Photo by Norihisa Hosaka
*具体的にレビューからなんらかの成果がありましたでしょうか。
@みんな一線で活躍しているような人たちが、熱心に自分の作品のレビューを受けていました。自分もまだまだ作品について模索し続けてもいいのだと安心しました。なによりアメリカで反応が良かった事で自信がつきました。具体的な展開にはいくつかのギャラリーとメールでコンタクトが続いてますが、具体的な展開はまだですね。
*サンディエゴで行われるArt of Photographyというコンペ形式のグループ展にも応募されて見事に入選されたそうですね。そうしたことも含め今後も海外のフォトマーケットへの挑戦をしていくつもりですか。それは具体的にはどんな方法でなのでしょうか?

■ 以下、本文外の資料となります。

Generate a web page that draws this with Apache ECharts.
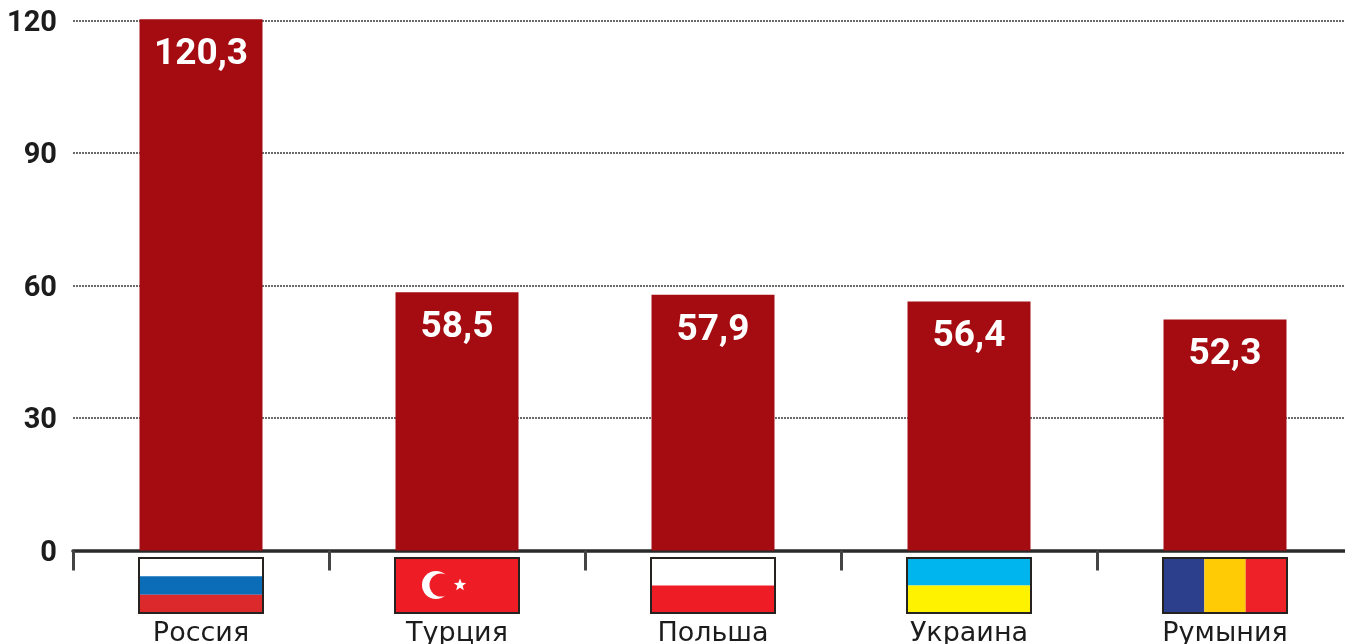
<!DOCTYPE html>
<html><head><meta charset="utf-8">
<style>html,body{margin:0;padding:0;background:#fff;overflow:hidden}#c{width:1345px;height:644px}</style>
<script src="https://cdn.jsdelivr.net/npm/echarts@6/dist/echarts.min.js"></script>
</head><body><div id="c"></div>
<script>
const categories = ['Россия','Турция','Польша','Украина','Румыния'];
const values = [120.3,58.5,57.9,56.4,52.3];
const valueLabels = ['120,3','58,5','57,9','56,4','52,3'];
const yTicks = [0,30,60,90,120];

const FW=124, FH=55, FTOP=7;
function rect(x,y,w,h,fill){return {type:'rect',shape:{x,y,width:w,height:h},style:{fill}};}
function starPts(cx,cy,R,r){const p=[];for(let i=0;i<10;i++){const a=-Math.PI/2+i*Math.PI/5,q=i%2?r:R;p.push([cx+q*Math.cos(a),cy+q*Math.sin(a)]);}return p;}
function flag(i,x,y){
  const w=FW,h=FH,c=[];
  if(i===0){c.push(rect(x,y,w,h/3,'#ffffff'),rect(x,y+h/3,w,h/3,'#0b6cb8'),rect(x,y+2*h/3,w,h/3,'#dc2a2c'));}
  if(i===1){c.push(rect(x,y,w,h,'#ee1c25'));
    c.push({type:'circle',shape:{cx:x+41,cy:y+27,r:14},style:{fill:'#fff'}});
    c.push({type:'circle',shape:{cx:x+46,cy:y+27,r:11.5},style:{fill:'#ee1c25'}});
    c.push({type:'polygon',shape:{points:starPts(x+65,y+27,6.5,2.8)},style:{fill:'#fff'}});}
  if(i===2){c.push(rect(x,y,w,h/2,'#ffffff'),rect(x,y+h/2,w,h/2,'#ee1c25'));}
  if(i===3){c.push(rect(x,y,w,h/2,'#00b4ee'),rect(x,y+h/2,w,h/2,'#fff200'));}
  if(i===4){c.push(rect(x,y,w/3,h,'#2b3f8c'),rect(x+w/3,y,w/3,h,'#ffcb05'),rect(x+2*w/3,y,w/3,h,'#ee2028'));}
  c.push({type:'rect',shape:{x,y,width:w,height:h},style:{fill:'none',stroke:'#26221f',lineWidth:2}});
  return c;
}
const chart = echarts.init(document.getElementById('c'),null,{renderer:'canvas'});
chart.setOption({
  animation:false,
  backgroundColor:'#fff',
  grid:{left:73,top:20.5,width:1280,height:530,containLabel:false,outerBoundsMode:'none'},
  xAxis:{type:'category',data:categories,
    axisLine:{show:true,onZero:true,lineStyle:{color:'#2a2a2a',width:3.5}},
    axisTick:{show:true,length:20,alignWithLabel:false,lineStyle:{color:'#444',width:3}},
    axisLabel:{show:true,interval:0,margin:70,fontFamily:'DejaVu Sans',fontSize:27,color:'#1c1c1c',letterSpacing:3,hideOverlap:false},
    splitLine:{show:false}},
  yAxis:{type:'value',min:0,max:120,interval:30,
    axisLine:{show:false},axisTick:{show:false},
    axisLabel:{show:true,margin:16,verticalAlign:'top',lineHeight:6,fontFamily:'Roboto',fontWeight:'bold',fontSize:29,color:'#1c1c1c',letterSpacing:-2,
      formatter:v=>yTicks.includes(v)?String(v):''},
    splitLine:{show:true,lineStyle:{color:'#3a3a3a',type:[2,1],width:1.5}}},
  series:[
    {type:'bar',data:values,barWidth:123,clip:false,z:3,
     itemStyle:{color:'#a50c12'},
     label:{show:true,position:'insideTop',distance:17,fontFamily:'Roboto',fontWeight:'bold',fontSize:37,color:'#fff',
       formatter:p=>valueLabels[p.dataIndex]}},
    {type:'custom',z:4,clip:false,silent:true,data:categories.map((c,i)=>[i,0]),
     encode:{x:0,y:1},
     renderItem:(params,api)=>{
       const p=api.coord([api.value(0),0]);
       return {type:'group',children:flag(params.dataIndex,Math.floor(p[0]-FW/2),Math.round(p[1]+FTOP))};
     }}
  ]
});
</script></body></html>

@レビューサンタフェに応募したあたりからいろいろな海外コンペの誘いが来るようになりました。どんなコンペなのかをよく見定めなければなりませんが、迷ったら出すようにしています。来週にArt of Photographyのオープニングが有るのですが、サンディエゴに行こうと思っています。単に賞を取ったやグループ展をしましたでは終わらさずに、実際に現場に出向いて作品を自分で売り込んだり人脈をつくるべきだと思いますし、そういうことができるいいチャンスだと思ってます。今はメールでのコミュニケーションが主となっているので海外とのやり取りも容易になってますが、やはり顔を突き合わせて作り上げる人脈というのは強いと思います。
Art of Photography ではさらに1st Placeを受賞された。